About Me

I went on a journey throughout India, Bangladesh, Nepal, Cambodia and Thailand observing organizations that are working specifically with marginalized women and children who have been or are at-risk of being trafficked as sex workers or bonded laborers. While this blog is expository, its intent is to create awareness as well as provide real-life examples of solutions! Hence, the name of the blog. Beauty is lost in these dark places. Yet, there are people hard at work redeeming human lives. Many programs create vocational training to provide income-generation for the participants. These organizations are creating beautiful products that are emerging in the western marketplace. They are shop-worthy for their uniqueness, but also because they are creating second-chances for women who are lifting themselves out of poverty. We who "have" can make a big impact in the world simply by how we choose to spend our money. Also, we can donate to organizations that are on the field, down the alleys and in the trenches. This work is not easy but the pay-off is great. Lives are redeemed and beauty is found.

10.18.2010

NEPAL | faces


There is something very special about the Nepali people. History has etched lines on their faces and hope shines timidly in their eyes. They have suffered. Yet, there is a gentleness about them, or is it their reception to kindness that makes them gentle? Any distrust coming from a long history of being lied to by any government that should but does not help its people out. Defeated but not destroyed. They still smile with their eyes and they want to know "What is your country?" They are a village people wrapped up in long woven blankets with twisted braids and big beaded necklaces.

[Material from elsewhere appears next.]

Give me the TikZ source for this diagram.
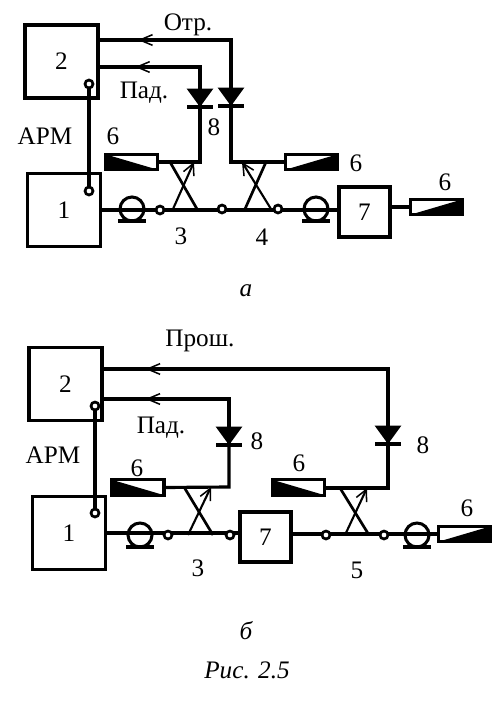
\documentclass[tikz,border=0pt]{standalone}
\usepackage{fontspec}
\setmainfont{Liberation Serif}
\usepackage{xcolor}
\usetikzlibrary{arrows.meta,positioning,shapes.geometric,calc,backgrounds,decorations.markings}

\begin{document}
\begin{tikzpicture}[
  x=0.03cm,
  y=-0.03cm,
  block/.style={
    draw,
    line width=3pt,
    outer sep=0pt,
    inner sep=0pt,
    minimum width=2.2cm,
    minimum height=2.2cm,
    font=\fontsize{21.5}{24}\selectfont
  },
  smallblock/.style={
    block,
    line width=2.6pt,
    minimum width=1.53cm,
    minimum height=1.5cm
  },
  atten/.style={
    draw,
    line width=2.6pt,
    outer sep=0pt,
    inner sep=0pt,
    minimum width=1.56cm,
    minimum height=0.46cm
  },
  isolator/.style={
    circle,
    draw,
    line width=2.6pt,
    outer sep=0pt,
    inner sep=0pt,
    minimum size=0.72cm
  },
  port/.style={
    circle,
    draw,
    fill=white,
    line width=2.3pt,
    outer sep=0pt,
    inner sep=0pt,
    minimum size=0.24cm
  },
  diode/.style={
    isosceles triangle,
    isosceles triangle apex angle=72,
    shape border rotate=-90,
    fill=black,
    outer sep=0pt,
    inner sep=0pt,
    minimum height=0.55cm,
    minimum width=0.78cm,
    anchor=apex
  },
  wire/.style={line width=2.7pt},
  bar/.style={line width=2.7pt},
  armline/.style={line width=2.8pt},
  crossline/.style={line width=2.3pt},
  crossarrow/.style={line width=1.8pt, -{Straight Barb[length=3.4mm, width=3.4mm, line width=1.3pt]}},
  tipped/.style={postaction=decorate, decoration={markings,
    mark=at position #1 with {\arrow{Straight Barb[length=3.8mm, width=3.2mm, line width=1.3pt]}}}},
  label/.style={font=\fontsize{21.5}{24}\selectfont, inner sep=0pt},
  caption/.style={font=\fontsize{21.5}{24}\selectfont\itshape, inner sep=0pt}
]
\useasboundingbox (0,0) rectangle (495,705);

\node[block] (twoa) at (61.5,61.5) {2};
\node[block] (onea) at (64,210) {1};
\node[smallblock] (sevena) at (364.5,212) {7};
\node[atten] (attleft) at (131.5,162) {};
\node[atten] (attmid) at (311.5,162) {};
\node[atten] (attright) at (436.5,207) {};
\node[isolator] (isoa) at (132,209) {};
\node[isolator] (isob) at (316,209) {};
\node[port] (armtopa) at (89,84) {};
\node[port] (armbota) at (89,191) {};
\node[port] (porta) at (160,210) {};
\node[port] (portb) at (222,209) {};
\node[port] (portc) at (278,209) {};
\node[diode] (dioa) at (200,107) {};
\node[diode] (diob) at (231,106) {};
\coordinate (falla) at (200,67);
\coordinate (refla) at (231,40);
\coordinate (couplea) at (200,162);
\coordinate (coupleb) at (231,162);

\begin{scope}[on background layer]
\draw[armline] (armtopa) -- (armbota);
\draw[wire] (onea.east) -- (sevena.west |- onea.east);
\draw[wire] (sevena.east |- attright.west) -- (attright.west);
\draw[wire] (attleft.east) -- (couplea) -- (dioa.apex);
\draw[wire] (attmid.west) -- (coupleb) -- (diob.apex);
\draw[wire,tipped=0.80] (diob.apex) -- (refla) -- (refla -| twoa.east);
\draw[wire,tipped=0.74] (dioa.apex) -- (falla) -- (falla -| twoa.east);
\end{scope}
\draw[bar] ([xshift=-0.38cm]dioa.apex) -- ([xshift=0.38cm]dioa.apex);
\draw[bar] ([xshift=-0.38cm]diob.apex) -- ([xshift=0.38cm]diob.apex);
\draw[bar] ([xshift=-0.42cm]isoa.south) -- ([xshift=0.42cm]isoa.south);
\draw[bar] ([xshift=-0.42cm]isob.south) -- ([xshift=0.42cm]isob.south);
\fill (attleft.north west) -- (attleft.south east) -- (attleft.south west) -- cycle;
\fill (attmid.north east) -- (attmid.south west) -- (attmid.south east) -- cycle;
\fill (attright.north east) -- (attright.south west) -- (attright.south east) -- cycle;

\draw[crossline] (170,162) -- (197,209);
\draw[crossarrow] (173,209) -- (194,162);
\draw[crossline] (245,209) -- (266,162);
\draw[crossarrow] (271,209) -- (242,162);

\node[label] (otr) at (188,25) {Отр.};
\node[label] (pada) at (144,93) {Пад.};
\node[label] (arma) at (45,136) {АРМ};
\node[label] (sixa) at (113,136) {6};
\node[label] (eighta) at (214,127) {8};
\node[label] (three) at (181,236) {3};
\node[label] (four) at (262,237) {4};
\node[label] (sixb) at (356,163) {6};
\node[label] (sixc) at (445,182) {6};
\node[caption] (capa) at (246,291) {а};

\node[block] (twob) at (65.5,384) {2};
\node[block] (oneb) at (69,533) {1};
\node[smallblock] (sevenb) at (265.5,537) {7};
\node[atten] (attbl) at (138,487.5) {};
\node[atten] (attbm) at (298.5,487.5) {};
\node[atten] (attbr) at (464.5,534) {};
\node[isolator] (isoc) at (140,535) {};
\node[isolator] (isod) at (417,535) {};
\node[port] (armtopb) at (95,406) {};
\node[port] (armbotb) at (95,513) {};
\node[port] (portd) at (168,535) {};
\node[port] (porte) at (230,535) {};
\node[port] (portf) at (326,535) {};
\node[port] (portg) at (384,535) {};
\node[diode] (dioc) at (229,445) {};
\node[diode] (diod) at (388,444) {};
\coordinate (fallb) at (229,399);
\coordinate (pass) at (388,369);
\coordinate (couplec) at (229,487);
\coordinate (coupled) at (388,488);

\begin{scope}[on background layer]
\draw[armline] (armtopb) -- (armbotb);
\draw[wire] (oneb.east) -- (sevenb.west |- oneb.east);
\draw[wire] (sevenb.east |- attbr.west) -- (attbr.west);
\draw[wire] (attbl.east) -- (couplec) -- (dioc.apex);
\draw[wire] (attbm.east |- coupled) -- (coupled) -- (diod.apex);
\draw[wire,tipped=0.88] (diod.apex) -- (pass) -- (pass -| twob.east);
\draw[wire,tipped=0.75] (dioc.apex) -- (fallb) -- (fallb -| twob.east);
\end{scope}
\draw[bar] ([xshift=-0.38cm]dioc.apex) -- ([xshift=0.38cm]dioc.apex);
\draw[bar] ([xshift=-0.38cm]diod.apex) -- ([xshift=0.38cm]diod.apex);
\draw[bar] ([xshift=-0.42cm]isoc.south) -- ([xshift=0.42cm]isoc.south);
\draw[bar] ([xshift=-0.42cm]isod.south) -- ([xshift=0.42cm]isod.south);
\fill (attbl.north west) -- (attbl.south east) -- (attbl.south west) -- cycle;
\fill (attbm.north west) -- (attbm.south east) -- (attbm.south west) -- cycle;
\fill (attbr.north east) -- (attbr.south west) -- (attbr.south east) -- cycle;

\draw[crossline] (184,487) -- (213,535);
\draw[crossarrow] (188,535) -- (211,487);
\draw[crossline] (340,488) -- (369,535);
\draw[crossarrow] (345,535) -- (367,488);

\node[label] (prosh) at (200,341) {Прош.};
\node[label] (padb) at (161,428) {Пад.};
\node[label] (armb) at (53,455) {АРМ};
\node[label] (sixd) at (137,468) {6};
\node[label] (eightb) at (257,441) {8};
\node[label] (sixe) at (299,463) {6};
\node[label] (eightc) at (423,445) {8};
\node[label] (threeb) at (198,568) {3};
\node[label] (five) at (357,570) {5};
\node[label] (sixf) at (467,508) {6};
\node[caption] (capb) at (246,631) {б};
\node[caption] (fig) at (247,670) {Рис. 2.5};
\end{tikzpicture}
\end{document}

The old men wear these funny tilted hats that make them look oddly official. They walk with their hand behind their backs. And they walk and they walk and they walk. Nepal is a very rural country with high mountains and low desert lands. Remote villages are connected via small paths for people, porters or yaks. It's completely land-locked and China (above) and India (below) seem mostly interested only in what Nepal might have for them. China shoves the landless Tibetans in to Nepal, India comes in to traffic humans. Other than tourism, the resources are few so no one wants to invest, except for human relief organizations—some good, some equally corrupt. And so Nepal suffers. But as it goes with most impoverished countries, those that suffer are those that seem to complain the least. They just keep their shoulders to the grind. Empty promises don't hold water, you learn that quickly. Instability, community, the earth. Those are their constants, and these are their faces.